La campagne de boycott contre la “cherté de la vie” qui agite le Maroc souligne la “gravité de la situation du pays”, a souligné jeudi un collectif de 70 de personnalités marocaines, appelant à “tirer les leçons du passé”.
Ce boycott “représente un mouvement de protestation de masse sans précédent (…) parce qu’il exprime d’une manière collective les souffrances de larges pans de la société”, estiment les 70 universitaires et acteurs associatifs dans un communiqué commun.
Forme de protestation inédite au Maroc, un mouvement de boycott lancé anonymement sur les réseaux sociaux le 20 avril affecte les ventes des stations-service Afriquia, de l’eau minérale Sidi Ali et du lait Danone.
Les boycotteurs veulent aussi viser une autre marque de lait (Jaouda) ainsi que le grand festival musical annuel Mawazine, qui débute le 22 juin à Rabat.
“Ces huit semaines de boycott méritent d’être un aiguillon pour reconsidérer les réalités et les perspectives du pays”, estime le collectif.
“Après l’élan d’espoir de 2011”, dans le contexte du Printemps arabe marqué au Maroc par une réforme constitutionnelle, “le capital de confiance s’est graduellement érodé”, poursuit le texte.
Le collectif évoque “les déceptions successives, dues en particulier à l’abandon des promesses de lutte contre la corruption et contre le système de rentes, à la dégradation des secteurs sociaux et au maintien en veilleuse des institutions de gouvernance”.
Cette situation a “conduit à des mouvements sociaux dans plusieurs régions du pays”, poursuit-il.
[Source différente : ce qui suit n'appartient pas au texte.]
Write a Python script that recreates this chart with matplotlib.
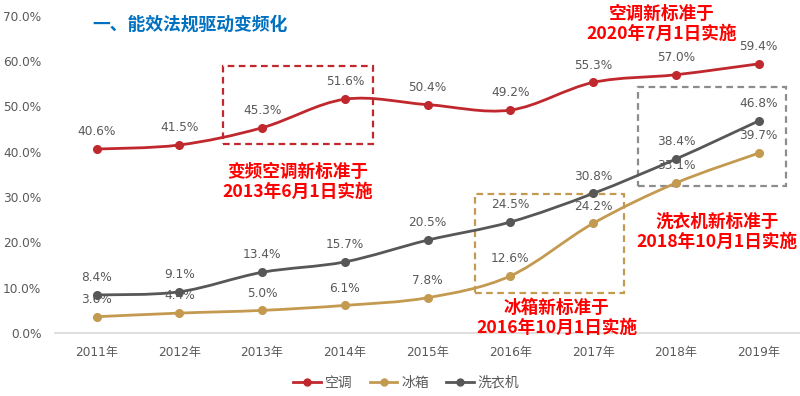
import numpy as np
import matplotlib
matplotlib.use('Agg')
import matplotlib.pyplot as plt
from matplotlib.path import Path
from matplotlib.patches import PathPatch, Rectangle
from matplotlib.lines import Line2D

plt.rcParams['font.family'] = ['Noto Sans CJK SC', 'DejaVu Sans']
num_font = ['DejaVu Sans', 'Noto Sans CJK SC']

years = ['2011年', '2012年', '2013年', '2014年', '2015年', '2016年', '2017年', '2018年', '2019年']
kongtiao = [40.6, 41.5, 45.3, 51.6, 50.4, 49.2, 55.3, 57.0, 59.4]
bingxiang = [3.6, 4.4, 5.0, 6.1, 7.8, 12.6, 24.2, 33.1, 39.7]
xiyiji = [8.4, 9.1, 13.4, 15.7, 20.5, 24.5, 30.8, 38.4, 46.8]

series_names = ['空调', '冰箱', '洗衣机']
colors = ['#C0282D', '#C39A50', '#575757']
grey_txt = '#595959'
red_txt = '#FF0000'


def smooth_path(xs, ys):
    # Excel-like smoothed line: bezier segments, control points from neighbours
    pts = np.column_stack([xs, ys]).astype(float)
    n = len(pts)
    verts = [pts[0]]
    codes = [Path.MOVETO]
    for i in range(n - 1):
        p0 = pts[i - 1] if i > 0 else pts[i]
        p1 = pts[i]
        p2 = pts[i + 1]
        p3 = pts[i + 2] if i + 2 < n else pts[i + 1]
        c1 = p1 + (p2 - p0) / 6.0
        c2 = p2 - (p3 - p1) / 6.0
        verts += [c1, c2, p2]
        codes += [Path.CURVE4] * 3
    return Path(verts, codes)


fig = plt.figure(figsize=(8, 3.96), dpi=100)
ax = fig.add_axes([0.069, 0.159, 0.931, 0.801])

x = np.arange(len(years))
for vals, c in zip([kongtiao, bingxiang, xiyiji], colors):
    ax.add_patch(PathPatch(smooth_path(x, vals), facecolor='none', edgecolor=c, lw=2.0,
                           capstyle='round', zorder=3))
    ax.plot(x, vals, 'o', color=c, ms=5.5, zorder=4)
    for xi, v in zip(x, vals):
        ax.annotate(f'{v:.1f}%', (xi, v), xytext=(0, 12.5), textcoords='offset points',
                    ha='center', va='center', fontsize=8.7, color=grey_txt, zorder=5,
                    family=num_font)

ax.set_xlim(-0.5, len(years) - 0.5)
ax.set_ylim(0, 70)
ax.set_yticks(np.arange(0, 71, 10))
ax.set_yticklabels([f'{v:.1f}%' for v in np.arange(0, 71, 10)], family=num_font)
ax.set_xticks(x)
ax.set_xticklabels(years, family=num_font)
ax.tick_params(axis='both', length=0, labelsize=8.7, labelcolor=grey_txt)
ax.tick_params(axis='y', pad=10)
ax.tick_params(axis='x', pad=9)
for s in ['top', 'right', 'left']:
    ax.spines[s].set_visible(False)
ax.spines['bottom'].set_color('#D9D9D9')
ax.spines['bottom'].set_linewidth(1.2)

# dashed highlight boxes
boxes = [(1.53, 41.7, 3.34, 58.9, '#C0282D'),
         (4.57, 8.8, 6.37, 30.7, '#C39A50'),
         (6.54, 32.4, 8.33, 54.3, '#8C8C8C')]
for x0, y0, x1, y1, c in boxes:
    ax.add_patch(Rectangle((x0, y0), x1 - x0, y1 - y0, fill=False, edgecolor=c,
                           lw=1.6, ls=(0, (3, 2)), zorder=2, clip_on=False))

notes = [(2.43, 33.3, '变频空调新标准于\n2013年6月1日实施'),
         (6.83, 68.2, '空调新标准于\n2020年7月1日实施'),
         (7.50, 22.3, '洗衣机新标准于\n2018年10月1日实施'),
         (5.56, 3.4, '冰箱新标准于\n2016年10月1日实施')]
for nx, ny, t in notes:
    ax.text(nx, ny, t, ha='center', va='center', fontsize=12.7, fontweight='bold',
            color=red_txt, linespacing=1.12, zorder=6, clip_on=False)

fig.text(0.116, 0.939, '一、能效法规驱动变频化', fontsize=12.8, fontweight='bold',
         color='#0070C0', ha='left', va='center')

handles = [Line2D([], [], color=c, lw=2.0, marker='o', ms=5) for c in colors]
fig.legend(handles, series_names, loc='center', bbox_to_anchor=(0.508, 0.033), ncol=3,
           frameon=False, fontsize=10, labelcolor=grey_txt, handlelength=2.0,
           handletextpad=0.3, columnspacing=1.2)

fig.savefig('out.png', dpi=100)
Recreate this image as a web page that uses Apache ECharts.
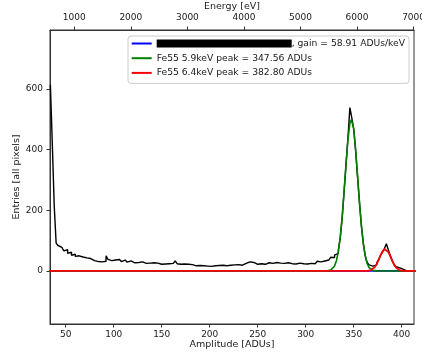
<!DOCTYPE html>
<html><head><meta charset="utf-8">
<script src="https://cdn.jsdelivr.net/npm/echarts@6/dist/echarts.min.js"></script>
<style>html,body{margin:0;padding:0;background:#fff}#c{width:422px;height:357px}</style>
</head><body><div id="c"></div>
<script>
// Histogram: bin left edges start at 34 ADU, bin width 2 ADU
const histStart = 34;
const histBinWidth = 2;
const histCounts = [
  614,420,215,92,84,78,80,66,70,58,
  62,52,55,48,50,44,46,40,43,38,
  41,36,34,38,31,33,30,35,32,50,
  38,34,40,36,33,38,34,31,36,32,
  29,33,30,27,31,28,26,30,27,25,
  29,26,24,27,23,26,24,22,25,23,
  21,24,22,25,21,33,24,22,20,23,
  19,22,18,21,19,17,20,18,21,17,
  19,16,18,15,19,17,20,18,22,19,
  20,17,22,19,24,20,26,21,23,19,
  22,25,21,30,33,28,24,22,20,24,
  19,22,18,27,21,25,20,28,22,26,
  21,25,20,27,22,24,19,23,21,26,
  22,24,20,23,21,25,22,24,28,32,
  30,35,33,38,36,42,45,44,52,58,
  70,110,175,262,352,440,539,505,470,395,
  310,225,150,92,50,28,20,16,18,20,
  27,38,52,62,74,90,70,52,35,22,
  14,10,8,5,3
];
// Fit curves
const blueFitX = [30, 420];
const blueFitY = [0, 0];
const greenFitX = [30,318,320,322,324,326,328,330,332,334,336,338,340,342,344,346,347.56,348,350,352,354,356,358,360,362,364,366,368,370,372,374,376,420];
const greenFitY = [0,0,0.1,0.35,1.0,2.8,7.0,16.1,33.7,64.5,112.9,180.6,264.5,354.3,434.2,486.6,500,498.9,467.9,401.4,315.1,226.2,148.5,89.2,49.0,24.6,11.3,4.8,1.8,0.6,0.2,0,0];
const redFitX = [30,364,366,368,370,372,374,376,378,380,382,382.8,384,386,388,390,392,394,396,398,400,402,404,420];
const redFitY = [0,0,1.1,2.8,6.4,12.9,23.1,36.7,51.8,65.0,72.3,73,71.5,62.7,48.8,33.8,20.7,11.3,5.5,2.4,0.9,0.3,0.1,0];
const ampTicks = [50,100,150,200,250,300,350,400];
const energyTicks = [1000,2000,3000,4000,5000,6000,7000];
const entryTicks = [0,200,400,600];
const seriesNames = ['gain', 'Fe55 5.9keV peak = 347.56 ADUs', 'Fe55 6.4keV peak = 382.80 ADUs'];

const histData = histCounts.map((v, i) => [histStart + i * histBinWidth, v]);
histData.push([histStart + histCounts.length * histBinWidth, histCounts[histCounts.length - 1]]);
const zip = (xs, ys) => xs.map((x, i) => [x, ys[i]]);

const FONT = 'DejaVu Sans';
const TXT = '#1a1a1a';
const AX = '#333';
const plain = v => String(v);
const chart = echarts.init(document.getElementById('c'), null, {renderer: 'canvas'});
chart.setOption({
  animation: false,
  backgroundColor: '#fff',
  grid: {left: 50, right: 8, top: 30, bottom: 33, outerBoundsMode: 'none', containLabel: false,
    show: true, borderColor: AX, borderWidth: 1, backgroundColor: 'transparent'},
  xAxis: [{
    type: 'value', position: 'bottom', min: 33.6, max: 412.8,
    name: 'Amplitude [ADUs]', nameLocation: 'middle', nameGap: 16, nameMoveOverlap: false,
    nameTextStyle: {fontFamily: FONT, fontSize: 9.5, color: TXT},
    axisLine: {onZero: false, lineStyle: {color: AX, width: 1}},
    axisTick: {customValues: ampTicks, length: 3.5, lineStyle: {color: AX}},
    axisLabel: {customValues: ampTicks, formatter: plain, margin: 6, fontFamily: FONT, fontSize: 9, color: TXT},
    splitLine: {show: false}
  }, {
    type: 'value', position: 'top', min: 570.4, max: 7007.3,
    name: 'Energy [eV]', nameLocation: 'middle', nameGap: 18.5, nameMoveOverlap: false,
    nameTextStyle: {fontFamily: FONT, fontSize: 9.5, color: TXT},
    axisLine: {onZero: false, lineStyle: {color: AX, width: 1}},
    axisTick: {customValues: energyTicks, length: 3.5, lineStyle: {color: AX}},
    axisLabel: {customValues: energyTicks, formatter: plain, margin: 8, fontFamily: FONT, fontSize: 9, color: TXT, hideOverlap: false},
    splitLine: {show: false}
  }],
  yAxis: {
    type: 'value', min: -175, max: 795,
    name: 'Entries [all pixels]', nameLocation: 'middle', nameGap: 28, nameMoveOverlap: false,
    nameTextStyle: {fontFamily: FONT, fontSize: 9.5, color: TXT},
    axisLine: {onZero: false, lineStyle: {color: AX, width: 1}},
    axisTick: {customValues: entryTicks, length: 3.5, lineStyle: {color: AX}},
    axisLabel: {customValues: entryTicks, formatter: plain, margin: 7, fontFamily: FONT, fontSize: 9, color: TXT},
    splitLine: {show: false}
  },
  legend: {
    orient: 'vertical', left: 128, top: 36,
    padding: [2, 4, 5, 3.7], itemGap: 3.7,
    itemWidth: 20, itemHeight: 2, icon: 'rect',
    backgroundColor: 'rgba(255,255,255,0.8)', borderColor: '#cccccc', borderWidth: 1, borderRadius: 3,
    data: seriesNames,
    textStyle: {fontFamily: FONT, fontSize: 9.2, color: TXT, lineHeight: 11,
      rich: {r: {backgroundColor: '#000', color: '#000', width: 135, height: 8, fontSize: 7, fontFamily: FONT}}},
    formatter: function (name) {
      if (name === 'gain') return '{r|Fe55 run}, gain = 58.91 ADUs/keV';
      return name;
    }
  },
  series: [{
    type: 'line', step: 'end', data: histData, showSymbol: false, silent: true,
    color: '#000', lineStyle: {color: '#000', width: 1.4}
  }, {
    name: seriesNames[0], type: 'line', data: zip(blueFitX, blueFitY), showSymbol: false, silent: true,
    color: '#0000ff', lineStyle: {color: '#0000ff', width: 1.8}
  }, {
    name: seriesNames[1], type: 'line', data: zip(greenFitX, greenFitY), showSymbol: false, silent: true,
    color: '#008000', lineStyle: {color: '#008000', width: 1.6}
  }, {
    name: seriesNames[2], type: 'line', data: zip(redFitX, redFitY), showSymbol: false, silent: true,
    color: '#ff0000', lineStyle: {color: '#ff0000', width: 1.8}
  }]
});
</script>
</body></html>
Le royaume a été depuis fin 2016 le théâtre de différents mouvements de protestation dans des zones économiquement déshéritées, avec des manifestations contre la “marginalisation” dans une partie du Rif (nord), des “manifestations de la soif” à Zagora (sud) et des rassemblements pour l’emploi dans l’ex-cité minière de Jerada (nord-est).
“L’Etat y a répondu à chaque fois de la même manière: il commence par faire la sourde oreille, puis il passe à l’intimidation et aux accusations de trahison, puis revient aux tentatives de dialogue, avant de recourir aux menaces qui finissent en répression souvent disproportionnée”, accuse le collectif.
“L’affaiblissement programmé de toutes les institutions de médiation et l’érosion du capital de confiance ont fait le lit de la contestation généralisée”, selon le communiqué.